Andare in oca
Quel giorno il prof. Siliconi peccò proprio di narcisismo linguistico — sbalordendo i suoi alunni — quando disse di non aver portato i componimenti di italiano, che aveva corretto a casa, perché era andato in oca. Per non tediarvi oltre diciamo subito, gentili amici blogghisti, che questo idiomatismo significa dimenticarsi, scordarsi.
Alcuni insigni Autori lo fanno derivare — ma noi, francamente, non vediamo il nesso e l'origine del modo di dire resta, sempre per noi, sconosciuta — dall'antico gioco dell'oca.

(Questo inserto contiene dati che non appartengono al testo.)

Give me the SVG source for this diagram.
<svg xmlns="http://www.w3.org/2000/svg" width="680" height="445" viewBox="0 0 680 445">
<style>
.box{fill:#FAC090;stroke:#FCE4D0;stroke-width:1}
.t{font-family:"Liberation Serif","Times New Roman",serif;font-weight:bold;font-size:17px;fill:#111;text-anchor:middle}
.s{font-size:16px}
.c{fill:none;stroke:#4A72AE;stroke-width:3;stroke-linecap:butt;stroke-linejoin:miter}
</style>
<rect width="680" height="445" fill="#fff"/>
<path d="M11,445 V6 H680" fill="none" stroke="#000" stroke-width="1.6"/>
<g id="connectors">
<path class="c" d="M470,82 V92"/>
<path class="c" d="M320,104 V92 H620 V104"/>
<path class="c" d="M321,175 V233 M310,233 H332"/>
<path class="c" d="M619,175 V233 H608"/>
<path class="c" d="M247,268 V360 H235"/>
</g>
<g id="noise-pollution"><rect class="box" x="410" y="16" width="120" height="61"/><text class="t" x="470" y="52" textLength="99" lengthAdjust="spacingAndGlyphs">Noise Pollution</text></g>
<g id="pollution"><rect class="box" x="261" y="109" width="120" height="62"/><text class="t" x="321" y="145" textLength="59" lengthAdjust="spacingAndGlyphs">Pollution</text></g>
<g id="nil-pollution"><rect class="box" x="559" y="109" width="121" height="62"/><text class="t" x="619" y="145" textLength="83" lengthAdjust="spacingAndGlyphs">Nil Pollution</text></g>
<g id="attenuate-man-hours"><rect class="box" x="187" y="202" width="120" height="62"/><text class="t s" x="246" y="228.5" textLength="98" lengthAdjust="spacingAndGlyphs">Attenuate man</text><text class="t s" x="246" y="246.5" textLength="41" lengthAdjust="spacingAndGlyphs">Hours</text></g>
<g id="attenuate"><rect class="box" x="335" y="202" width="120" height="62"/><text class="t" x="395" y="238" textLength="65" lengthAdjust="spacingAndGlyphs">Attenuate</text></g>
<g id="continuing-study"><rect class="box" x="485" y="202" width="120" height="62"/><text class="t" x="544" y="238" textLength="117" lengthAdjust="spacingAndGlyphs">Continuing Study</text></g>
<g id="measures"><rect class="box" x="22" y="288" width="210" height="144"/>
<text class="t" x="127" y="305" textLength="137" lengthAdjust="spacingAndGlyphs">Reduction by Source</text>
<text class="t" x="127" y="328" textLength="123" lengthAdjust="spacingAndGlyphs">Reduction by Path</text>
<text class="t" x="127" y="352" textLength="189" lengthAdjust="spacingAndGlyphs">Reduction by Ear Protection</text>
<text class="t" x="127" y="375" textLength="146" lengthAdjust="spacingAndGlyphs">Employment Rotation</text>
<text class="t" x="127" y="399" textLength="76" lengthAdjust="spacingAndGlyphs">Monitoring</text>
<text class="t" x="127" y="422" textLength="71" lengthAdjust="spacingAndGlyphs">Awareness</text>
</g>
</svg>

Questo si svolge tra più persone con due dadi e un cartellone dove sono disegnate, a spirale, da 63 a 90 caselle numerate; il punto segnato dai due dadi lanciati indica il numero delle caselle che il giocatore percorre in ogni giro; determinate caselle — particolarmente quelle che recano la figura di un'oca — comportano alcuni vantaggi, altre impongono soste e retrocessioni. Vince il giocatore che arriva primo alla casella finale.
Restando in tema di oche c'è da dire che non tutti sanno — forse — che questa parola adoperata come termine di similitudine, con evidente allusione alla proverbiale goffaggine, stupidità e rumorosità dell'oca, appunto, può essere riferita anche a un uomo: Giovanni è proprio un'oca!
In senso figurato, quindi, si dice che una persona (uomo o donna, dunque) è un'oca quando si vuole mettere in evidenza la limitata intelligenza e cultura, ma soprattutto la superficialità e presunzione.